A Plant-based Diet to Cut Bad Cholesterol
Going green could help bring down the amount of LDL cholesterol in your blood, the bad kind that can lead to heart attack and stroke. While it's always been smart to ditch the butter and forget the fatty meats, new research suggests opting for plant-based foods is an effective way to lower the level of LDL cholesterol.
Canadian researchers recruited people with very high LDL and put them on a diet that included plant-based sterols supplied by a special margarine, soy protein from tofu, soy milk, and soy-based meat substitutes, viscous fiber from oats, barley, and psyllium, and nuts. After six months, the LDL level of the study participants dropped by an average of 13 percent, reducing their risk of heart attack and stroke over the next 10 years by about 11 percent on average.
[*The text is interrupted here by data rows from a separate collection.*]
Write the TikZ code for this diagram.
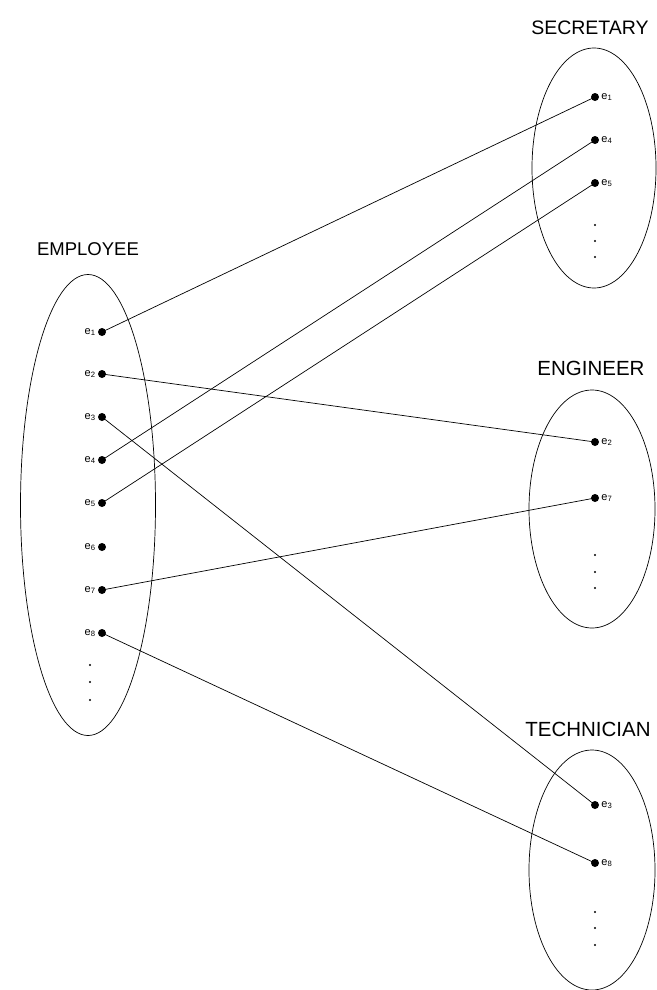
\documentclass[tikz,border=0pt]{standalone}
\usepackage{fontspec}
\setmainfont{Liberation Sans}
\usetikzlibrary{shapes.geometric}
\begin{document}
\begin{tikzpicture}[x=1pt,y=-1pt,
  setshape/.style={draw, ellipse, line width=0.7pt, inner sep=0pt},
  member/.style={circle, fill, inner sep=0pt, minimum size=8pt},
  elem/.style={font=\fontsize{11}{13}\selectfont, inner sep=2pt},
  title/.style={font=\fontsize{#1}{22}\selectfont},
  title/.default=19,
  pt/.style={circle, fill, inner sep=0pt, minimum size=2.2pt},
  link/.style={line width=0.7pt}]
\useasboundingbox (0,0) rectangle (656,990);

% sets
\node[setshape, minimum width=135pt, minimum height=461pt] (emp) at (88,505) {};
\node[setshape, minimum width=124pt, minimum height=240pt] (sec) at (594,168) {};
\node[setshape, minimum width=126pt, minimum height=238pt] (eng) at (592,509) {};
\node[setshape, minimum width=126pt, minimum height=240pt] (tec) at (592,870) {};

% set names
\node[title=18.5] (empname) at (88,249) {EMPLOYEE};
\node[title=19.5] (secname) at (590,28) {SECRETARY};
\node[title=20.5] (engname) at (591,368) {ENGINEER};
\node[title=20.5] (tecname) at (588,729) {TECHNICIAN};

% employee entities
\foreach \i/\y in {1/332,2/374,3/417,4/460,5/503,6/547,7/590,8/633}
  \node[member, label={[elem]left:e\textsubscript{\i}}] (e\i) at (102,\y) {};
\node[pt] (ev1) at (90,665) {};
\node[pt] (ev2) at (90,682) {};
\node[pt] (ev3) at (90,700) {};

% secretary entities
\node[member, label={[elem]right:e\textsubscript{1}}] (s1) at (595,97) {};
\node[member, label={[elem]right:e\textsubscript{4}}] (s4) at (595,140) {};
\node[member, label={[elem]right:e\textsubscript{5}}] (s5) at (595,183) {};
\node[pt] (sv1) at (595,225) {};
\node[pt] (sv2) at (595,241) {};
\node[pt] (sv3) at (595,257) {};

% engineer entities
\node[member, label={[elem]right:e\textsubscript{2}}] (g2) at (595,442) {};
\node[member, label={[elem]right:e\textsubscript{7}}] (g7) at (595,498) {};
\node[pt] (gv1) at (595,555) {};
\node[pt] (gv2) at (595,572) {};
\node[pt] (gv3) at (595,588) {};

% technician entities
\node[member, label={[elem]right:e\textsubscript{3}}] (t3) at (595,805) {};
\node[member, label={[elem]right:e\textsubscript{8}}] (t8) at (595,863) {};
\node[pt] (tv1) at (595,912) {};
\node[pt] (tv2) at (595,928) {};
\node[pt] (tv3) at (595,945) {};

% memberships
\draw[link] (e1.center) -- (s1.center);
\draw[link] (e4.center) -- (s4.center);
\draw[link] (e5.center) -- (s5.center);
\draw[link] (e2.center) -- (g2.center);
\draw[link] (e7.center) -- (g7.center);
\draw[link] (e3.center) -- (t3.center);
\draw[link] (e8.center) -- (t8.center);
\end{tikzpicture}
\end{document}
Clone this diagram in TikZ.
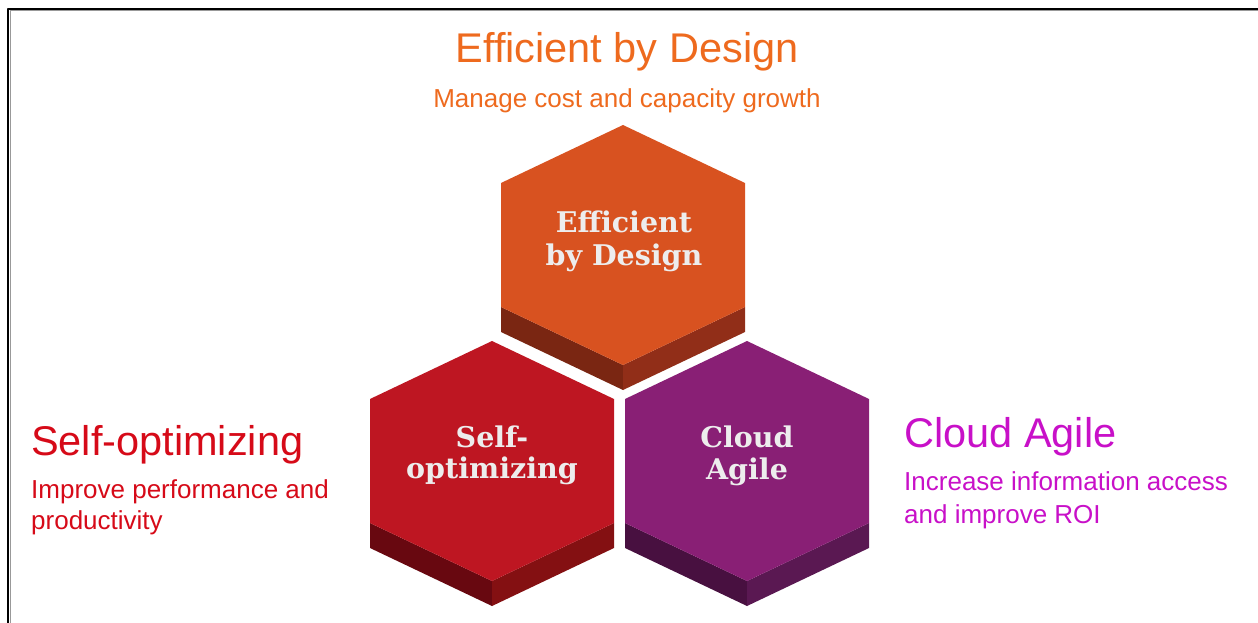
\documentclass[tikz,border=0pt]{standalone}
\usepackage{fontspec}
\setmainfont{Liberation Sans}
\newfontfamily\slabfont{DejaVu Serif}[BoldFont={DejaVu Serif Bold}]

\definecolor{effOrange}{RGB}{238,106,30}
\definecolor{effFace}{RGB}{216,82,32}
\definecolor{effLeft}{RGB}{122,38,18}
\definecolor{effRight}{RGB}{145,46,24}
\definecolor{selfRed}{RGB}{214,10,24}
\definecolor{selfFace}{RGB}{190,22,34}
\definecolor{selfLeft}{RGB}{104,8,16}
\definecolor{selfRight}{RGB}{132,16,18}
\definecolor{cloudPink}{RGB}{200,16,200}
\definecolor{cloudFace}{RGB}{137,31,117}
\definecolor{cloudLeft}{RGB}{72,16,64}
\definecolor{cloudRight}{RGB}{90,24,82}

\tikzset{
  title/.style={inner sep=0pt, font=\fontsize{41.5}{48}\selectfont},
  subtitle/.style={inner sep=0pt, font=\fontsize{26}{31}\selectfont},
  hexlabel/.style={inner sep=0pt, text=black!7, font=\slabfont\bfseries\fontsize{28.5}{33}\selectfont}
}

\begin{document}
\begin{tikzpicture}[line join=round, x=1pt, y=-1pt]

                \useasboundingbox (0,0) rectangle (1258,623);

                % frame, only top and left edges show
                \draw[black!40, line width=1] (10,623) -- (10,11) -- (1258,11);
                \draw[line width=2.2] (8,623) -- (8,9) -- (1258,9);

                % top hexagon
                \begin{scope}[shift={(623,245)}]
                \fill[effLeft] (-122,62) -- (-122,87) -- (0,145) -- (0,120) -- cycle;
                \fill[effRight] (122,62) -- (122,87) -- (0,145) -- (0,120) -- cycle;
                \fill[effFace] (0,-120) -- (122,-62) -- (122,62) -- (0,120) -- (-122,62) -- (-122,-62) -- cycle;
                \end{scope}

                % left hexagon
                \begin{scope}[shift={(492,461)}]
                \fill[selfLeft] (-122,62) -- (-122,87) -- (0,145) -- (0,120) -- cycle;
                \fill[selfRight] (122,62) -- (122,87) -- (0,145) -- (0,120) -- cycle;
                \fill[selfFace] (0,-120) -- (122,-62) -- (122,62) -- (0,120) -- (-122,62) -- (-122,-62) -- cycle;
                \end{scope}

                % right hexagon
                \begin{scope}[shift={(747,461)}]
                \fill[cloudLeft] (-122,62) -- (-122,87) -- (0,145) -- (0,120) -- cycle;
                \fill[cloudRight] (122,62) -- (122,87) -- (0,145) -- (0,120) -- cycle;
                \fill[cloudFace] (0,-120) -- (122,-62) -- (122,62) -- (0,120) -- (-122,62) -- (-122,-62) -- cycle;
                \end{scope}

                % labels on the hexagons
                \node[hexlabel, anchor=base] (effA) at (624,232) {Efficient};
                \node[hexlabel, anchor=base] (effB) at (624,265) {by Design};
                \node[hexlabel, anchor=base] (selfA) at (492,447) {Self-};
                \node[hexlabel, anchor=base] (selfB) at (492,478) {optimizing};
                \node[hexlabel, anchor=base] (cloudA) at (747,447) {Cloud};
                \node[hexlabel, anchor=base] (cloudB) at (747,479) {Agile};

                % captions
                \node[title, text=effOrange, anchor=base] (effTitle) at (627,63) {Efficient by Design};
                \node[subtitle, text=effOrange, anchor=base] (effText) at (627,108) {Manage cost and capacity growth};

                \node[title, text=selfRed, anchor=base west] (selfTitle) at (31,455) {Self-optimizing};
                \node[subtitle, text=selfRed, anchor=base west] (selfTextA) at (31,498) {Improve performance and};
                \node[subtitle, text=selfRed, anchor=base west] (selfTextB) at (31,529) {productivity};

                \node[title, text=cloudPink, anchor=base west] (cloudTitle) at (904,447) {Cloud Agile};
                \node[subtitle, text=cloudPink, anchor=base west] (cloudTextA) at (904,490) {Increase information access};
                \node[subtitle, text=cloudPink, anchor=base west] (cloudTextB) at (904,523) {and improve ROI};

            \end{tikzpicture}
\end{document}
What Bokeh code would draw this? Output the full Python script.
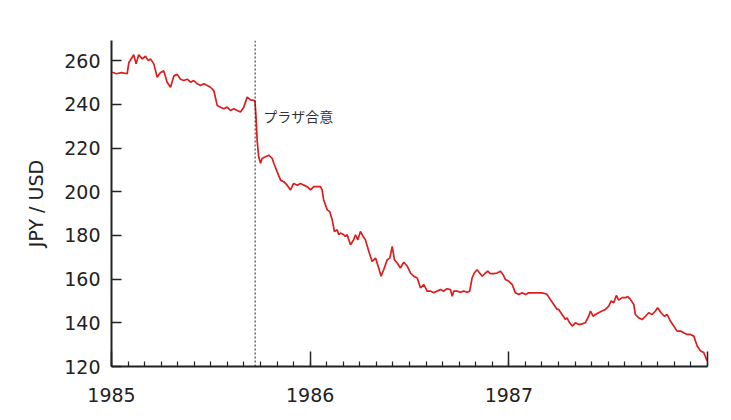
from bokeh.plotting import figure
from bokeh.models import FixedTicker, Span, Label, Range1d
from bokeh.embed import file_html
from bokeh.resources import INLINE

# Years elapsed since 1985-01-01 and JPY per USD
year_offset = [0.004, 0.025, 0.05, 0.079, 0.087, 0.112, 0.124, 0.137, 0.155, 0.171, 0.185, 0.196,
               0.213, 0.230, 0.247, 0.263, 0.280, 0.297, 0.314, 0.331, 0.347, 0.364, 0.381, 0.398,
               0.414, 0.431, 0.448, 0.465, 0.482, 0.498, 0.515, 0.532, 0.549, 0.565, 0.582, 0.599,
               0.616, 0.633, 0.649, 0.666, 0.683, 0.700, 0.716, 0.722, 0.727, 0.733, 0.741, 0.750,
               0.758, 0.775, 0.792, 0.809, 0.817, 0.834, 0.851, 0.867, 0.884, 0.901, 0.917, 0.935,
               0.951, 0.968, 0.985, 1.002, 1.018, 1.035, 1.052, 1.060, 1.068, 1.086, 1.098, 1.111,
               1.122, 1.136, 1.144, 1.153, 1.169, 1.177, 1.186, 1.203, 1.219, 1.228, 1.240, 1.253,
               1.266, 1.278, 1.295, 1.312, 1.329, 1.345, 1.357, 1.370, 1.388, 1.401, 1.413, 1.424,
               1.438, 1.454, 1.471, 1.488, 1.505, 1.521, 1.539, 1.555, 1.572, 1.589, 1.605, 1.622,
               1.639, 1.656, 1.672, 1.689, 1.706, 1.715, 1.723, 1.740, 1.756, 1.773, 1.790, 1.803,
               1.815, 1.826, 1.840, 1.853, 1.866, 1.882, 1.894, 1.907, 1.924, 1.941, 1.958, 1.971,
               1.983, 2.000, 2.017, 2.033, 2.050, 2.067, 2.084, 2.100, 2.117, 2.134, 2.151, 2.168,
               2.184, 2.193, 2.209, 2.226, 2.243, 2.251, 2.268, 2.285, 2.293, 2.306, 2.319, 2.335,
               2.352, 2.369, 2.385, 2.402, 2.411, 2.424, 2.436, 2.452, 2.469, 2.486, 2.503, 2.515,
               2.528, 2.541, 2.553, 2.570, 2.587, 2.598, 2.612, 2.629, 2.637, 2.654, 2.671, 2.688,
               2.704, 2.721, 2.738, 2.749, 2.766, 2.783, 2.797, 2.813, 2.830, 2.847, 2.864, 2.880,
               2.897, 2.914, 2.931, 2.948, 2.964, 2.981, 2.998]
jpy = [254.7, 254.0, 254.5, 254.0, 259.0, 262.7, 258.5, 262.7, 260.8, 262.0, 260.0, 260.8,
       258.5, 252.4, 254.6, 255.3, 250.1, 247.8, 253.0, 253.7, 251.5, 250.9, 251.5, 250.1,
       250.9, 249.4, 248.6, 249.4, 248.6, 247.8, 246.3, 239.5, 238.7, 238.0, 238.7, 237.2,
       238.0, 237.2, 236.5, 238.7, 243.3, 242.0, 241.8, 241.5, 235.0, 223.6, 216.0, 213.0,
       215.2, 216.0, 216.7, 215.2, 213.0, 209.1, 205.3, 204.6, 203.0, 200.8, 203.8, 203.0,
       203.8, 203.0, 202.3, 200.8, 202.3, 202.3, 202.3, 200.8, 196.2, 191.7, 190.9, 187.1,
       181.8, 182.6, 180.3, 181.1, 180.3, 179.6, 180.3, 175.7, 178.0, 180.3, 178.0, 181.8,
       179.6, 178.0, 172.7, 168.1, 169.6, 165.1, 161.3, 164.3, 168.9, 169.6, 175.0, 168.9,
       167.4, 165.1, 167.7, 166.0, 162.8, 161.3, 160.5, 156.0, 157.5, 154.5, 154.5, 153.7,
       154.5, 155.2, 154.5, 155.6, 155.2, 152.1, 154.5, 154.5, 154.0, 154.5, 154.0, 154.5,
       160.5, 162.8, 164.3, 162.8, 161.3, 162.8, 163.6, 162.5, 162.5, 162.8, 163.6, 162.0,
       159.8, 159.0, 157.5, 153.7, 152.9, 153.7, 152.9, 153.7, 153.7, 153.7, 153.7, 153.7,
       153.3, 152.9, 150.7, 148.4, 146.1, 146.1, 143.8, 141.5, 142.3, 140.0, 138.5, 140.0,
       139.2, 139.5, 140.0, 143.0, 145.4, 143.0, 143.8, 144.6, 145.4, 146.1, 147.6, 150.0,
       149.2, 152.5, 150.4, 151.5, 151.5, 152.0, 150.7, 148.4, 143.8, 142.3, 141.5, 143.0,
       144.6, 143.8, 145.4, 146.9, 144.6, 143.0, 143.8, 140.8, 138.5, 136.2, 136.2, 135.5,
       134.7, 134.7, 133.9, 129.4, 127.2, 126.4, 122.6]

start_year = 1985
year_ticks = [1985, 1986, 1987, 1988]
year_labels = {1985: "1985", 1986: "1986", 1987: "1987", 1988: ""}
y_ticks = [120, 140, 160, 180, 200, 220, 240, 260]
plaza_date = 1985.723
plaza_label = "プラザ合意"
plaza_label_y = 234.5
y_label = "JPY / USD"

years = [start_year + t for t in year_offset]

p = figure(width=715, height=404, output_backend="svg", toolbar_location=None,
           x_range=Range1d(1985, 1988), y_range=Range1d(120, 269.2),
           min_border_left=111, min_border_right=8, min_border_top=40, min_border_bottom=37)
p.outline_line_color = None
p.xgrid.visible = False
p.ygrid.visible = False
p.background_fill_color = "white"
p.border_fill_color = "white"

p.line(years, jpy, line_color="#dc1e1e", line_width=1.7)

p.add_layout(Span(location=plaza_date, dimension="height", line_color="#222222",
                  line_dash="2 2", line_width=1))
p.add_layout(Label(x=plaza_date, y=plaza_label_y, text=plaza_label, x_offset=8,
                   text_font="Noto Sans CJK JP", text_font_size="14px",
                   text_color="#333333", text_baseline="middle", text_align="left"))

font = "DejaVu Sans"
xa = p.xaxis[0]
xa.ticker = FixedTicker(ticks=year_ticks,
                        minor_ticks=[start_year + i / 12 for i in range(37)])
xa.major_label_overrides = year_labels
xa.major_tick_in = 15
xa.major_tick_out = 0
xa.minor_tick_in = 5
xa.minor_tick_out = 0
xa.major_label_standoff = 21
xa.major_label_text_font = font
xa.major_label_text_font_size = "19px"
xa.major_label_text_color = "#222222"

ya = p.yaxis[0]
ya.ticker = FixedTicker(ticks=y_ticks, minor_ticks=[])
ya.major_tick_in = 10
ya.major_tick_out = 0
ya.minor_tick_in = 0
ya.minor_tick_out = 0
ya.major_label_standoff = 11
ya.major_label_text_font = font
ya.major_label_text_font_size = "19px"
ya.major_label_text_color = "#222222"
ya.axis_label = y_label
ya.axis_label_text_font = font
ya.axis_label_text_font_size = "19px"
ya.axis_label_text_font_style = "normal"
ya.axis_label_text_color = "#222222"
ya.axis_label_standoff = 14

for ax in (xa, ya):
    ax.axis_line_color = "#222222"
    ax.axis_line_width = 2
    ax.major_tick_line_color = "#222222"
    ax.major_tick_line_width = 1.5
    ax.minor_tick_line_color = "#222222"
    ax.minor_tick_line_width = 1.2

open("out.html", "w").write(file_html(p, INLINE))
The study was published Tuesday in the Journal of the American Medical Association.
"Each one of these ingredients will help you, but when they all work together, you'll get the strongest results," says study author Peter Jones, Canada's research chair in functional foods and nutrition. "Plant-based sterols alone can lower your cholesterol by 5 percent. When you add in fiber and nuts and soy, the story just keeps getting better."
The key to reaping the benefits of this regimen is to make smart swaps throughout the day rather than measuring out specific amounts of each ingredient, the study authors say. In particular, replace choices high in saturated fat with healthier, plant-based options. At breakfast, for instance, try oat bran, nuts, and berries with soy milk instead of a bagel and cream cheese. For lunch, substitute a couple of pieces of fruit and a handful of nuts for a ham, cheese, and mayonnaise sandwich every so often. You don't have to be rigid. "Life is about balance," says Jones. "You can always misbehave and get away with it—if a steak sandwich looks good, go ahead. It's not like a drug that you have to take every day. But the more often you subscribe, the better it will work." [Read more: A Plant-based Diet to Cut Bad Cholesterol.]
Could Getting More Fiber Help You Live Longer?
Hear fiber and you probably think of bran cereal, which doesn't exactly make you salivate. But research suggests more fiber could equal more years. Analyzing data from nearly 400,000 men and women ages 50 to 71, researchers found that those who consumed the most fiber were 22 percent less likely to die from any cause during the nine years they were studied. Men were 24 to 56 percent and women 34 to 59 percent less likely to die of heart and infectious or respiratory diseases, according to findings from the National Institutes of Health's AARP Diet and Health Study, published earlier this year in the Archives of Internal Medicine.
Why fiber reduces the risk of early death is unclear. Perhaps it's because fiber lowers levels of "bad" LDL cholesterol, improves blood glucose levels, reduces inflammation, and binds to potential cancer-causing agents, helping to flush them out of the body, says lead author Yikyung Park, a staff scientist at the National Cancer Institute.
What is clear, however, is that participants only benefited when fiber came from grains, like oatmeal, cornmeal, and brown rice. Fiber from fruits, vegetables, and beans had no impact on death risk. "Whole grains are rich sources of fiber, but also good sources of vitamins, minerals, and other phytochemicals that may provide health benefits," Park says. And grains have powerful antioxidant and anti-inflammatory properties—another reason researchers say grain fiber is beneficial. [Read more: Could Getting More Fiber Help You Live Longer?]
The Best Low-Carbohydrate Diet? One That's Plant-Based
Since its debut in the '80s, the Atkins diet and similar low-carb menus have swung back and forth, lauded and vilified, several times over. Some supporters say they're a fast track to weight loss with less hunger, while detractors say they're too restrictive and don't provide enough fuel—carbohydrates break down to glucose, which powers the body and brain. Recent research could tip the scales once again in favor of low carbs, U.S. News reported in 2010. According to a study published in the Annals of Internal Medicine, a low-carb diet may reduce the risk of death from all medical causes, especially heart disease—if it's heavy on proteins and fats from plants, not animals. A low-carb regimen heavy on meat raised the risk of dying from cancer and other medical causes, the researchers found after following more than 85,000 women for 26 years and 44,000 men for 20 years.